I'm generally new here and would like some advice. 

I have a 40 gal. freshwater system. I had a medium sized veil angelfish with 5 cherry babs and a few baby keyholes. I feed them small amounts of food once per day and everyone has seemed to be very happy for the past 4 months. Recently, I've noticed my cherry barbs starting to "Nip" at the angel's long fins. This went on for about two weeks until I came home from work and found the angel dead!

I had no idea Barbs could be so aggressive.

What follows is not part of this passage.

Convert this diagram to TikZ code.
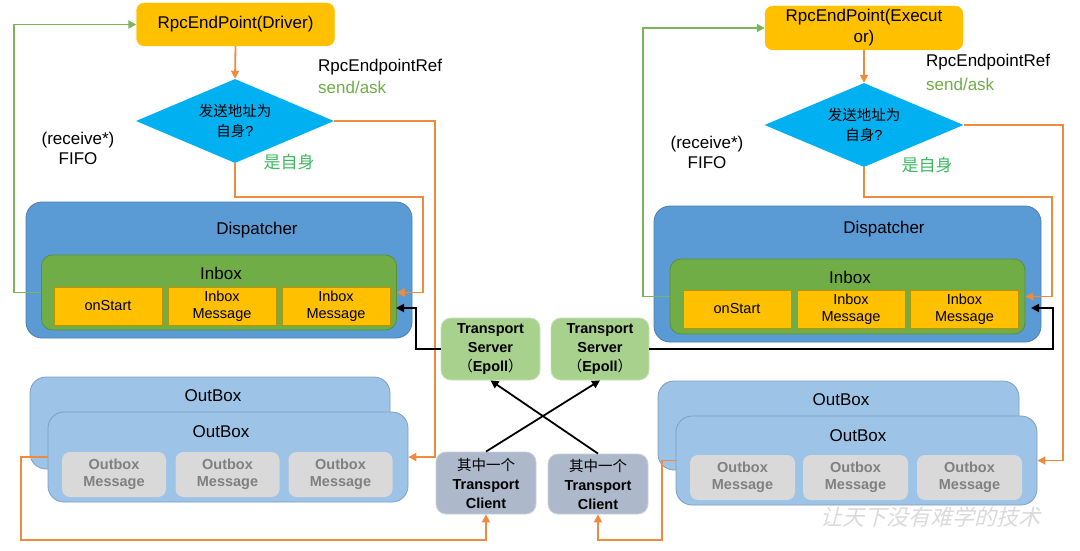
\documentclass[tikz,border=0pt]{standalone}
\usepackage{fontspec}
\setmainfont{Liberation Sans}
\newfontfamily\cjk{Noto Sans CJK SC}
\newfontfamily\wmfont[FakeSlant=0.25]{Noto Sans CJK SC}
\usetikzlibrary{shapes.geometric,arrows.meta}
\definecolor{gold}{HTML}{FFC000}
\definecolor{goldb}{HTML}{BF9000}
\definecolor{cyanD}{HTML}{00B0F0}
\definecolor{dispf}{HTML}{5B9BD5}
\definecolor{dispb}{HTML}{4A7EB0}
\definecolor{inboxf}{HTML}{70AD47}
\definecolor{inboxb}{HTML}{5A8F38}
\definecolor{outf}{HTML}{9DC3E6}
\definecolor{outb}{HTML}{7E9EC4}
\definecolor{msgf}{HTML}{D9D9D9}
\definecolor{msgt}{HTML}{808080}
\definecolor{tsf}{HTML}{A9D18E}
\definecolor{tsb}{HTML}{C5E0B4}
\definecolor{tcf}{HTML}{ADB9CA}
\definecolor{tcb}{HTML}{C9D1DD}
\definecolor{orangeL}{HTML}{F08A3C}
\definecolor{greenL}{HTML}{7AB55C}
\definecolor{yesG}{HTML}{3CB95F}
\definecolor{sendG}{HTML}{70AD47}
\definecolor{wmgray}{HTML}{DADADA}
\tikzset{
  base/.style={rectangle, inner sep=0pt, align=center, font=\fontsize{14.5}{17}\selectfont},
  endpt/.style={base, fill=gold, draw=gold, rounded corners=8pt, minimum width=198pt, font=\fontsize{17}{21}\selectfont},
  decide/.style={diamond, shape aspect=2.36, inner sep=0pt, fill=cyanD, minimum width=198pt, minimum height=84pt, align=center, font=\fontsize{14.5}{20}\selectfont},
  disp/.style={base, fill=dispf, draw=dispb, line width=0.8pt, rounded corners=16pt, minimum width=386pt, minimum height=136pt},
  inbox/.style={base, fill=inboxf, draw=inboxb, line width=0.8pt, rounded corners=11pt, minimum width=355pt, minimum height=75pt},
  slot/.style={base, fill=gold, draw=goldb, line width=0.8pt, minimum width=108pt, minimum height=38pt},
  outbox/.style={base, fill=outf, draw=outb, line width=0.8pt, rounded corners=16pt, minimum width=360pt, minimum height=90pt},
  omsg/.style={base, fill=msgf, rounded corners=8pt, minimum width=104pt, minimum height=45pt, text=msgt, font=\bfseries\fontsize{14.5}{17.5}\selectfont},
  tserver/.style={base, fill=tsf, draw=tsb, line width=0.8pt, rounded corners=10pt, minimum width=99pt, minimum height=62pt, font=\bfseries\fontsize{14.5}{19}\selectfont},
  tclient/.style={base, fill=tcf, draw=tcb, line width=0.8pt, rounded corners=10pt, minimum width=100pt, minimum height=61pt, font=\bfseries\fontsize{14.5}{19}\selectfont},
  title/.style={inner sep=0pt, font=\fontsize{17}{20}\selectfont},
  lbl/.style={inner sep=0pt, align=center, font=\fontsize{17}{20}\selectfont},
  tip/.style={-{Triangle[length=8pt,width=8pt]}},
  oline/.style={draw=orangeL, line width=1.8pt, tip},
  gline/.style={draw=greenL, line width=1.8pt, tip},
  bline/.style={draw=black, line width=1.8pt, tip}
}
\begin{document}
\begin{tikzpicture}[x=1pt,y=-1pt]
\useasboundingbox (0,0) rectangle (1080,551);

% ---------------- LEFT ----------------
\node[endpt, minimum height=43pt] (epL) at (235.5,24.5) {RpcEndPoint(Driver)};
\node[decide] (diaL) at (235,121) {{\cjk 发送地址为}\\{\cjk 自身}?};
\node[disp] (dispL) at (219,270) {};
\node[title] (dispLt) at (257,230) {Dispatcher};
\node[inbox] (inboxL) at (219,292.5) {};
\node[title] (inboxLt) at (221,273) {Inbox};
\node[slot] (onL) at (108,306) {onStart};
\node[slot] (imAL) at (222,306) {Inbox\\Message};
\node[slot] (imBL) at (336,306) {Inbox\\Message};
\node[outbox, minimum height=92pt] (obkL) at (210,423) {};
\node[title] (obkLt) at (213,396) {OutBox};
\node[outbox] (ofrL) at (228,457) {};
\node[title] (ofrLt) at (221,432) {OutBox};
\node[omsg] (omAL) at (114,474.5) {Outbox\\Message};
\node[omsg] (omBL) at (227.5,474.5) {Outbox\\Message};
\node[omsg] (omCL) at (340.5,474.5) {Outbox\\Message};

\node[lbl, anchor=west] (refL) at (318,67) {RpcEndpointRef};
\node[lbl, anchor=west, text=sendG] (sendL) at (318,87) {send/ask};
\node[lbl] (fifoL) at (78,148) {(receive*)\\FIFO};
\node[lbl, text=yesG] (yesL) at (289,162) {\cjk 是自身};

% ---------------- RIGHT ----------------
\node[endpt, minimum height=44pt] (epR) at (864,28) {RpcEndPoint(Execut\\or)};
\node[decide, minimum width=199pt] (diaR) at (864,125) {{\cjk 发送地址为}\\{\cjk 自身}?};
\node[disp, minimum width=387pt] (dispR) at (847.5,274) {};
\node[title] (dispRt) at (884,229) {Dispatcher};
\node[inbox] (inboxR) at (847.5,296.5) {};
\node[title] (inboxRt) at (850,277) {Inbox};
\node[slot] (onR) at (737,309) {onStart};
\node[slot] (imAR) at (851,309) {Inbox\\Message};
\node[slot] (imBR) at (964.5,309) {Inbox\\Message};
\node[outbox, minimum width=361pt, minimum height=89pt] (obkR) at (838.5,425.5) {};
\node[title] (obkRt) at (841,400) {OutBox};
\node[outbox, minimum width=361pt, minimum height=89pt] (ofrR) at (856.5,460.5) {};
\node[title] (ofrRt) at (858,436) {OutBox};
\node[omsg, minimum width=105pt] (omAR) at (742.5,477.5) {Outbox\\Message};
\node[omsg, minimum width=105pt] (omBR) at (855.5,477.5) {Outbox\\Message};
\node[omsg, minimum width=105pt] (omCR) at (969.5,477.5) {Outbox\\Message};

\node[lbl, anchor=west] (refR) at (926,62) {RpcEndpointRef};
\node[lbl, anchor=west, text=sendG] (sendR) at (926,84) {send/ask};
\node[lbl] (fifoR) at (707,152) {(receive*)\\FIFO};
\node[lbl, text=yesG] (yesR) at (927,165) {\cjk 是自身};

% ---------------- TRANSPORT ----------------
\node[tserver] (tsA) at (490.5,349) {Transport\\Server\\{\cjk\mdseries （}Epoll{\cjk\mdseries ）}};
\node[tserver, minimum width=98pt] (tsB) at (600,349) {Transport\\Server\\{\cjk\mdseries （}Epoll{\cjk\mdseries ）}};
\node[tclient, minimum height=62pt] (tcA) at (486,483) {{\cjk\mdseries 其中一个}\\Transport\\Client};
\node[tclient, minimum height=60pt] (tcB) at (598,484) {{\cjk\mdseries 其中一个}\\Transport\\Client};

% ---------------- COORDINATES ----------------
\coordinate (gL) at (14,24.5);
\coordinate (oL1) at (423,197);
\coordinate (oL2) at (435,457);
\coordinate (oL3) at (21,540);
\coordinate (bL1) at (416,308);
\coordinate (bLend) at (396,308);
\coordinate (gR) at (643,28);
\coordinate (oR1) at (1052,197);
\coordinate (oR2) at (1063,460.5);
\coordinate (oR3) at (662,540);
\coordinate (bR1) at (1053,308);
\coordinate (bRend) at (1031,308);

% ---------------- CONNECTORS ----------------
\draw[gline] (inboxL.west) -| (gL) -- (epL.west);
\draw[oline] (epL.south) -- (diaL.north);
\draw[oline] (diaL.south) |- (oL1) |- (inboxL.east);
\draw[oline] (diaL.east) -| (oL2) -- (ofrL.east);
\draw[oline] (ofrL.west) -| (oL3) -| (tcA.south);
\draw[bline] (tsA.west) -| (bL1) -- (bLend);

\draw[gline] (inboxR.west) -| (gR) -- (epR.west);
\draw[oline] (epR.south) -- (diaR.north);
\draw[oline] (diaR.south) |- (oR1) |- (inboxR.east);
\draw[oline] (diaR.east) -| (oR2) -- (ofrR.east);
\draw[oline] (ofrR.west) -| (oR3) -| (tcB.south);
\draw[bline] (tsB.east) -| (bR1) -- (bRend);

\draw[bline] (tcA.north) -- (tsB.south);
\draw[bline] (tcB.north) -- (tsA.south);

% watermark
\node[inner sep=0pt, text=wmgray, font=\wmfont\fontsize{22}{22}\selectfont] (wm) at (930,517) {让天下没有难学的技术};
\end{tikzpicture}
\end{document}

So, I have now removed all of the barbs and donated them to a LFS. All I have now are the two keyholes and I would like to get another Angel as a showpeice. I would like to also complement them with some kind of schooling tetra. But I have no idea which tetra or other fish will not nip away at my angel. 

Question: which fish are best mates with long fin angels and two docile keyholes? 

Thanks so much for you help. 

Rod 


40 Gal. Freshwater
2 HOB AquaClear 50
Toal Fish = 2 
Chemistry = All zeros


----------



## TheFishLegend (Jul 30, 2010)

Hi i would suggest you get some black phantom tetras, these are quite peaceful and look real nice in a school of 6 or 7. Ive got these in with my angel and they get along great. Hope this helped


----------



## archer772 (Nov 8, 2008)

I see its a 40 gallon but what is the footprint of the tank.


----------



## jrman83 (Jul 9, 2010)

I like Cardinal Tetras.


----------



## James0816 (Jun 19, 2009)

jrman83 said:


> I like Cardinal Tetras.


^ x2

excellent schooling fish w/ Angels.


----------



## Skyrod74 (Apr 29, 2010)

Thanks everyone!! 

I actually have a 46 Bowfront. so nice foot print for Angels to swim up and down. 

I like the idea of the Cardinals. 

I'm guessing I should stay away from anykind of Barb right? 

What are some other large Tetras? Thanks! 

Rod :fish10:


----------



## archer772 (Nov 8, 2008)

Yes stay away from barbs and most of the larger tetras. I think you could go with the Black Phantom's, Bleeding Heart's and the Cardinals if your angels are small rite now.


----------